Ate there tonight. Had a great time. Went in around 5:30 so the place wasn't crowded. Food came out fast and the list of beers was respectable. 

I could see this place trying to become the next Harry Bear's.

----------


## Tundra

> Ate there tonight. Had a great time. Went in around 5:30 so the place wasn't crowded. Food came out fast and the list of beers was respectable. 
> 
> I could see this place trying to become the next Harry Bear's.


Harry Bears went out of business, let's hope they don't become anything like Harry Bears....

----------


## damonsmuz

Perhaps I should have reworded that: "Harry Bears when the days were good"

----------


## Tundra

> Perhaps I should have reworded that: "Harry Bears when the days were good"


I know what you meant, Harry Bears had been terrible for the last 6-7 years they were open though, however they were really good when they first came around..... Im going to give 1907 a try today and we will see how it goes, I really hope its good, cause its a shorter drive than 5 guys for me.

----------


## Jeepnokc

> Ate there tonight. Had a great time. Went in around 5:30 so the place wasn't crowded. Food came out fast and the list of beers was respectable. 
> 
> I could see this place trying to become the next Harry Bear's.


Great to here that as we really want it to be successful.  We are going to give it another try in two weeks after I get back from LA

----------


## bille

I sure was hoping the tap list was going to be decent.  Probably not enough to get me to travel to the west side for that.

----------


## u50254082

I give this place half a year before it either changes the theme or shuts down. On one hand I like how it's very neat and upscale inside, but the food and the service aren't even meeting the level of Chili's or Applebees. This is Oklahoma -- you don't serve burgers and require a separate order for a side of fries!

----------


## stile99

If burgers not coming with sides, requiring you to order them if you want them, is the only thing wrong with this place I predict it will be open until the end of time, plus another day or two.  A quick glance at their menu shows fries are $1.95, with the most expensive burger being $7.95.  That's $10 for a burger and fries.  Pretty much the same at Applebee's and Chili's.  The difference being if you don't want fries at 1907, you're not paying for them.  There is literally no downside here.

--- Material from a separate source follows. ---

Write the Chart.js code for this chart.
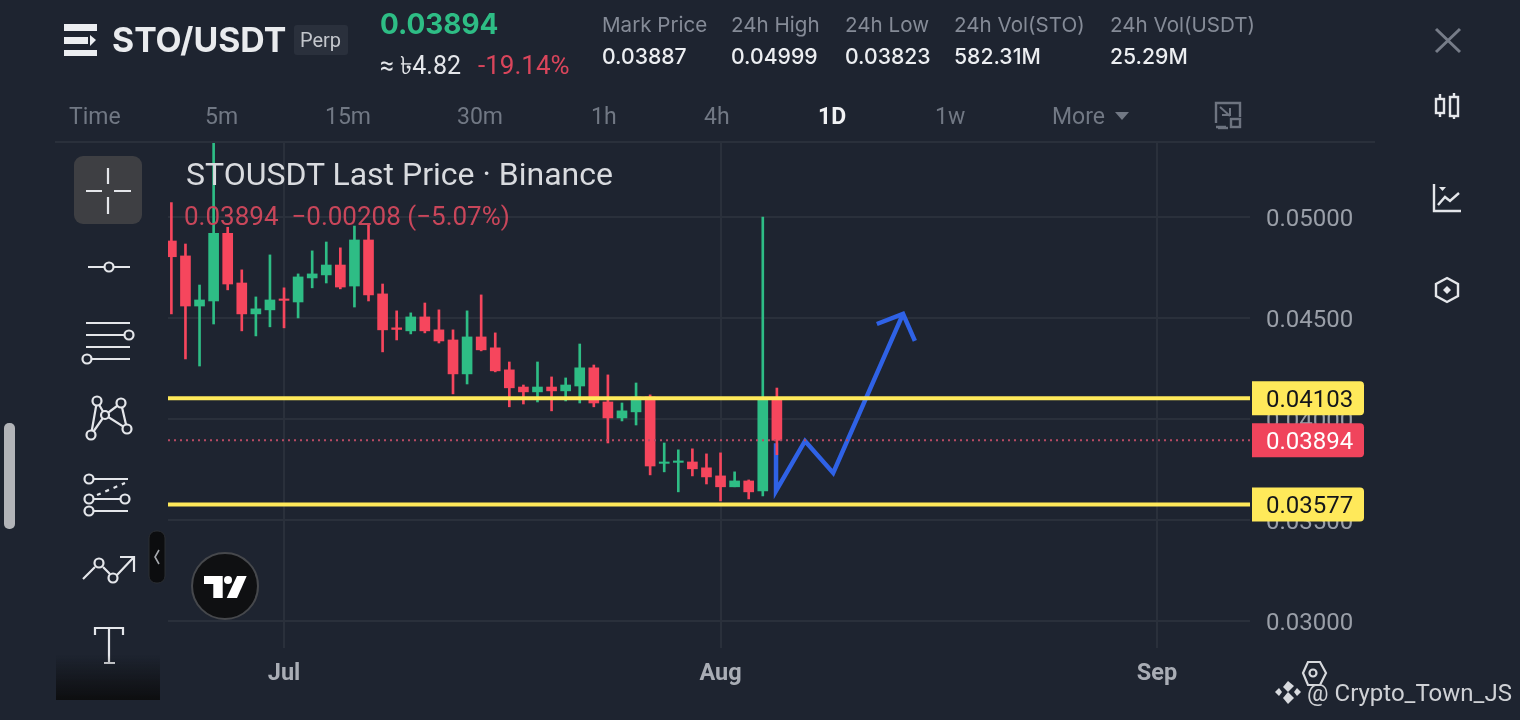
<!DOCTYPE html>
<html>
<head>
<meta charset="utf-8">
<title>STOUSDT</title>
<script src="https://cdn.jsdelivr.net/npm/chart.js@4/dist/chart.umd.min.js"></script>
<style>
  html, body { margin: 0; padding: 0; background: #1e2430; width: 1520px; height: 720px; overflow: hidden; }
  canvas { position: absolute; left: 0; top: 0; }
  svg { position: absolute; left: 0; top: 0; }
  .t { position: absolute; white-space: nowrap; line-height: 1; font-family: Roboto, sans-serif; transform: translateY(-50%); }
  .head { font-family: Inter, Roboto, sans-serif; }
  .lab { font-size: 20.6px; color: #858b97; top: 25px; }
  .val { font-size: 21.2px; color: #eceef1; top: 57px; font-weight: 500; }
  .tab { font-size: 23px; color: #717884; top: 116px; }
</style>
</head>
<body>
<canvas id="chart" width="1520" height="720"></canvas>

<svg width="1520" height="720" fill="none" stroke="#e4e6ea" stroke-width="2.2">
  <defs>
    <linearGradient id="fade" x1="0" y1="0" x2="0" y2="1">
      <stop offset="0" stop-color="#0d0e10" stop-opacity="0"/>
      <stop offset="1" stop-color="#0d0e10"/>
    </linearGradient>
  </defs>
  <rect x="55" y="141" width="1320" height="2" fill="#2a303b" stroke="none"/>
  <!-- menu -->
  <g fill="#eceef1" stroke="none">
    <rect x="64" y="24" width="33" height="7"/>
    <rect x="64" y="37" width="24" height="7"/>
    <polygon points="90,35 96,40 90,46"/>
    <rect x="64" y="50" width="33" height="6"/>
  </g>
  <!-- fullscreen exit -->
  <g stroke="#6e7480" stroke-width="2.4">
    <path d="M1216 123 V103 H1240 V117 M1216 127 H1226"/>
    <path d="M1218 128 H1228"/>
    <rect x="1231" y="119" width="9" height="8"/>
    <path d="M1220 107 L1230 116 M1222 115 H1230 V108" stroke-width="2"/>
  </g>
  <!-- right icons -->
  <path d="M1436 29 L1460 52 M1460 29 L1436 52" stroke="#767c88" stroke-width="3"/>
  <g stroke="#e4e6ea" stroke-width="2.4">
    <rect x="1436" y="99" width="8" height="14"/><path d="M1440 94 V99 M1440 113 V117"/>
    <rect x="1450" y="97" width="8" height="19"/><path d="M1454 93 V97 M1454 116 V119"/>
    <path d="M1434 184 V211 H1461"/>
    <path d="M1438 205 L1445 197 L1450 201 L1459 193"/>
    <polygon points="1439,187 1446,187 1442.5,191" fill="#e4e6ea" stroke="none"/>
    <polygon points="1447,278 1458,284 1458,296 1447,302 1436,296 1436,284"/>
    <polygon points="1447,286 1451,290 1447,294 1443,290" fill="#e4e6ea" stroke="none"/>
  </g>
  <!-- scrollbar and tool column -->
  <rect x="4" y="423" width="11" height="106" rx="5" fill="#b2b4b8" stroke="none"/>
  <rect x="74" y="156" width="68" height="68" rx="9" fill="#3e3f43" stroke="none"/>
  <path d="M86 191 H102 M114 191 H131 M108 168 V184 M108 197 V214" stroke="#e4e6ea"/>
  <path d="M88 267 H104 M114 267 H130"/><circle cx="109" cy="267" r="4.5"/>
  <path d="M86 323 H130 M86 335 H124 M86 347 H130 M92 359 H130"/>
  <circle cx="129" cy="335" r="4.5"/><circle cx="87" cy="359" r="4.5"/>
  <path d="M97 401 L91 435 L105 415 L121 403 L127 429 L105 415 L97 401"/>
  <g fill="#1e2430"><circle cx="97" cy="401" r="4.5"/><circle cx="121" cy="403" r="4.5"/><circle cx="91" cy="435" r="4.5"/><circle cx="127" cy="429" r="4.5"/><circle cx="105" cy="415" r="4"/></g>
  <path d="M94 479 H128 M94 499 H120 M94 511 H128"/>
  <path d="M97 495 L125 483" stroke-dasharray="4 5"/>
  <circle cx="89" cy="479" r="4.5"/><circle cx="89" cy="499" r="4.5"/><circle cx="125" cy="499" r="4.5"/><circle cx="89" cy="511" r="4.5"/>
  <path d="M83 579 L95 567 M103 567 L110 574 M117 575 L134 557 M120 557 H134 V572"/>
  <circle cx="99" cy="563" r="4.5"/><circle cx="113" cy="578" r="4.5"/>
  <path d="M95 635 V628 H123 V635 M109 628 V663 M104 663 H115"/>
  <rect x="56" y="655" width="104" height="45" fill="url(#fade)" stroke="none"/>
  <!-- collapse pill -->
  <rect x="149" y="531" width="16" height="52" rx="7" fill="#0c0d0f" stroke="#2b2e33" stroke-width="1"/>
  <path d="M159 550 L155 557 L159 564" stroke="#a6a9ae" stroke-width="1.6"/>
  <!-- tradingview badge -->
  <circle cx="225" cy="586" r="33" fill="#0f1012" stroke="#46484c" stroke-width="2"/>
  <g fill="#fff" stroke="none">
    <polygon points="204,576 222.7,576 222.7,598 213.3,598 213.3,584 204,584"/>
    <circle cx="228" cy="580" r="4"/>
    <polygon points="237,576 246.7,576 237,598 226.7,598"/>
  </g>
  <!-- watermark marks -->
  <polygon points="1303,673 1308,662 1320,662 1326,673 1320,685 1308,685" stroke="#d7d9dd"/>
  <circle cx="1313" cy="673" r="3.5" stroke="#d7d9dd"/>
  <g fill="#d7d9dd" stroke="none">
    <polygon points="1288,681 1294,686 1288,692 1283,687"/>
    <polygon points="1288,692 1294,698 1288,704 1283,698"/>
    <polygon points="1279,688 1282,692 1279,696 1275,692"/>
    <polygon points="1297,688 1301,692 1297,696 1294,692"/>
  </g>
  <polygon points="1115,112 1129,112 1122,120" fill="#717884" stroke="none"/>
  <rect x="294" y="25" width="54" height="30" rx="3" fill="#2a303c" stroke="none"/>
</svg>

<div class="t head" style="left:112px;top:40px;font-size:33.8px;font-weight:700;color:#e9ebee">STO/USDT</div>
<div class="t" style="left:300px;top:40px;font-size:20px;color:#c3c6cc">Perp</div>
<div class="t head" style="left:380px;top:25px;font-size:27.9px;font-weight:700;color:#2ebd85">0.03894</div>
<div class="t" style="left:380px;top:65px;font-size:25px;color:#e4e6ea;font-family:Roboto,'Noto Sans',sans-serif">≈ ৳4.82</div>
<div class="t" style="left:478px;top:65px;font-size:26px;color:#d9455b">-19.14%</div>

<div class="t head lab" style="left:602px">Mark Price</div><div class="t head val" style="left:602px">0.03887</div>
<div class="t head lab" style="left:731px">24h High</div><div class="t head val" style="left:731px">0.04999</div>
<div class="t head lab" style="left:845px">24h Low</div><div class="t head val" style="left:845px">0.03823</div>
<div class="t head lab" style="left:954px">24h Vol(STO)</div><div class="t head val" style="left:954px">582.31M</div>
<div class="t head lab" style="left:1110px">24h Vol(USDT)</div><div class="t head val" style="left:1110px">25.29M</div>

<div class="t tab" style="left:69px">Time</div>
<div class="t tab" style="left:205px">5m</div>
<div class="t tab" style="left:325px">15m</div>
<div class="t tab" style="left:457px">30m</div>
<div class="t tab" style="left:591px">1h</div>
<div class="t tab" style="left:704px">4h</div>
<div class="t tab" style="left:818px;color:#f0f1f3;font-weight:700">1D</div>
<div class="t tab" style="left:935px">1w</div>
<div class="t tab" style="left:1052px">More</div>

<div class="t" style="left:186px;top:174px;font-size:32px;color:#d9dbdf">STOUSDT Last Price · Binance</div>
<div class="t" style="left:184px;top:216px;font-size:26px;color:#c8465a">0.03894&nbsp; −0.00208 (−5.07%)</div>
<div class="t" style="left:1307px;top:693px;font-size:24px;color:#cfd1d5">@ Crypto_Town_JS</div>

<script>
// day 0 = 1 Jul, one candle per day
const days = [-8,-7,-6,-5,-4,-3,-2,-1,0,1,2,3,4,5,6,7,8,9,10,11,12,13,14,15,16,17,18,19,20,21,22,23,24,25,26,27,28,29,30,31,32,33,34,35];
const opens = [0.04881,0.04807,0.04559,0.04584,0.04919,0.04673,0.04520,0.04540,0.04594,0.04579,0.04698,0.04713,0.04762,0.04658,0.04886,0.04619,0.04451,0.04436,0.04505,0.04441,0.04391,0.04223,0.04406,0.04352,0.04243,0.04158,0.04134,0.04158,0.04139,0.04163,0.04253,0.04084,0.04005,0.04035,0.04109,0.03780,0.03785,0.03787,0.03758,0.03718,0.03664,0.03693,0.03644,0.04104];
const closes = [0.04803,0.04559,0.04589,0.04919,0.04668,0.04520,0.04545,0.04589,0.04587,0.04703,0.04718,0.04762,0.04653,0.04886,0.04614,0.04441,0.04443,0.04505,0.04436,0.04386,0.04223,0.04406,0.04342,0.04238,0.04154,0.04134,0.04158,0.04139,0.04168,0.04253,0.04079,0.04005,0.04040,0.04109,0.03767,0.03787,0.03792,0.03753,0.03713,0.03664,0.03693,0.03639,0.04104,0.03894];
const highs = [0.05071,0.04866,0.04663,0.05371,0.04949,0.04738,0.04604,0.04812,0.04649,0.04718,0.04832,0.04876,0.04847,0.04955,0.04965,0.04668,0.04535,0.04525,0.04574,0.04540,0.04441,0.04535,0.04614,0.04426,0.04282,0.04168,0.04282,0.04208,0.04203,0.04371,0.04267,0.04218,0.04079,0.04178,0.04119,0.03881,0.03847,0.03852,0.03827,0.03832,0.03738,0.03698,0.04999,0.04153];
const lows = [0.04520,0.04297,0.04262,0.04470,0.04639,0.04436,0.04411,0.04456,0.04451,0.04500,0.04649,0.04673,0.04644,0.04554,0.04584,0.04332,0.04391,0.04421,0.04426,0.04376,0.04124,0.04173,0.04337,0.04233,0.04060,0.04074,0.04084,0.04040,0.04089,0.04079,0.04060,0.03881,0.03990,0.03970,0.03723,0.03738,0.03639,0.03718,0.03678,0.03594,0.03664,0.03604,0.03619,0.03823];

const supportLevels = [0.04103, 0.03577];
const lastPrice = 0.03894;

// hand drawn projection on the chart
const arrowDays = [34.94, 34.94, 37.0, 39.0, 43.96];
const arrowPrices = [0.03880, 0.03644, 0.03891, 0.03733, 0.04520];
const headDays = [42.1, 43.96, 44.8];
const headPrices = [0.04470, 0.04520, 0.04386];

const yTicks = [0.03, 0.035, 0.04, 0.045, 0.05];
const xTicks = [0, 31, 62];
const xTickLabels = ['Jul', 'Aug', 'Sep'];

const xMin = -8.24, xMax = 68.6;
const green = '#2ebd85', red = '#f6465d', yellow = '#ffe95a';

const pairs = (xs, ys) => xs.map((x, i) => ({ x, y: ys[i] }));
const hline = v => [{ x: xMin, y: v }, { x: xMax, y: v }];
const candleColors = opens.map((o, i) => closes[i] >= o ? green : red);

const priceTags = {
    id: 'priceTags',
    afterDraw(chart) {
        const { ctx, scales: { y } } = chart;
        const tags = [
            [supportLevels[0], yellow, '#14161a'],
            [lastPrice, '#f0445c', '#ffffff'],
            [supportLevels[1], yellow, '#14161a']
        ];
        ctx.save();
        ctx.font = '24px Roboto';
        ctx.textAlign = 'left';
        ctx.textBaseline = 'middle';
        tags.forEach(([v, bg, fg]) => {
            const py = y.getPixelForValue(v);
            ctx.fillStyle = bg;
            ctx.beginPath();
            ctx.roundRect(1252, py - 17, 112, 34, [0, 4, 4, 0]);
            ctx.fill();
            ctx.fillStyle = fg;
            ctx.fillText(v.toFixed(5), 1266, py + 3);
        });
        ctx.restore();
    }
};

new Chart(document.getElementById('chart').getContext('2d'), {
    type: 'bar',
    plugins: [priceTags],
    data: {
        datasets: [
            { type: 'line', data: hline(supportLevels[0]), borderColor: yellow, borderWidth: 4, pointRadius: 0, order: 0 },
            { type: 'line', data: hline(supportLevels[1]), borderColor: yellow, borderWidth: 4, pointRadius: 0, order: 0 },
            { type: 'line', data: hline(lastPrice), borderColor: '#b84a63', borderWidth: 2, borderDash: [2, 4], pointRadius: 0, order: 1 },
            { data: pairs(days, opens.map((o, i) => [o, closes[i]])), backgroundColor: candleColors, barThickness: 10, grouped: false, order: 2 },
            { data: pairs(days, lows.map((l, i) => [l, highs[i]])), backgroundColor: candleColors, barThickness: 2, grouped: false, order: 3 },
            { type: 'line', data: pairs(arrowDays, arrowPrices), borderColor: '#2f62e6', borderWidth: 4.5, pointRadius: 0, tension: 0, order: 4 },
            { type: 'line', data: pairs(headDays, headPrices), borderColor: '#2f62e6', borderWidth: 4.5, pointRadius: 0, tension: 0, order: 4 }
        ]
    },
    options: {
        responsive: false,
        animation: false,
        events: [],
        layout: { padding: { left: 168, top: 142, right: 0, bottom: 0 } },
        plugins: { legend: { display: false }, tooltip: { enabled: false } },
        scales: {
            x: {
                type: 'linear',
                offset: false,
                min: xMin,
                max: xMax,
                afterFit: s => { s.height = 72; },
                afterBuildTicks: s => { s.ticks = xTicks.map(value => ({ value })); },
                grid: { color: '#2a303b', lineWidth: 2, drawTicks: false, offset: false },
                border: { display: false },
                ticks: {
                    autoSkip: false,
                    maxRotation: 0,
                    padding: 12,
                    color: '#a9adb5',
                    font: { family: 'Roboto', size: 23.5, weight: '700' },
                    callback: v => xTickLabels[xTicks.indexOf(v)]
                }
            },
            y: {
                position: 'right',
                min: 0.02866,
                max: 0.05371,
                afterFit: s => { s.width = 270; },
                afterBuildTicks: s => { s.ticks = yTicks.map(value => ({ value })); },
                grid: { color: '#2a303b', lineWidth: 2, drawTicks: false },
                border: { display: false },
                ticks: {
                    autoSkip: false,
                    padding: 16,
                    labelOffset: 3,
                    color: '#9a9fa8',
                    font: { family: 'Roboto', size: 24 },
                    callback: v => v.toFixed(5)
                }
            }
        }
    }
});
</script>
</body>
</html>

Again, this is with the most expensive burger on the menu.  If you just want a bacon cheeseburger, that's $6.95.  Bacon cheeseburger + fries for less than a Hamilton, WITH TAX.  Can't get that at Applebee's or Chili's.

----------


## dankrutka

I'm totally fine with sides being separate. Not sure why that's such a big deal...

----------


## jerrywall

> I give this place half a year before it either changes the theme or shuts down. On one hand I like how it's very neat and upscale inside, but the food and the service aren't even meeting the level of Chili's or Applebees. This is Oklahoma -- you don't serve burgers and require a separate order for a side of fries!


Hasn't hurt all the other places that do that...

----------


## Uptowner

You could adopt the red robin model and price bump for endless baskets of fries that are so awful you never want a second basket.

----------


## Thomas Vu

I don't mind RR fries (steak fries, not sure why they're called that).

----------


## bille

Still haven't been.  Haven't heard much chatter about this place and as a somewhat connected resident of Moore that's rather telling.

Skipped an opportunity to go on Sunday as we'd already decided we were going to Juan Del Fuegos and it sounds like we made the right decision as our friends that went were met with extremely slow service and apparently untrained/educated staff.  Not sure about the food, I keep hearing the food is good but until I hear somebody say they finally fixed the service I'll continue to avoid this spot.

----------


## seaofchange

> I give this place half a year before it either changes the theme or shuts down. On one hand I like how it's very neat and upscale inside, but the food and the service aren't even meeting the level of Chili's or Applebees. This is Oklahoma -- you don't serve burgers and require a separate order for a side of fries!


Our burgers at 1907 were served WITH fries when we went. Apparently they changed this since I've been? We were surprised and commented about how we were excited it came with fries, because we are used to S&B which doesn't serve their burgers with fries. And S&B seems to be doing just fine despite that.

----------


## mikeareese

I believe they have closed the doors. No sign on the outside.

----------


## Robert_M

Google says permanently closed on it's listing.

----------


## SoonerDave

> Google says permanently closed on it's listing.


Been closed for a few months, at least in Moore.

----------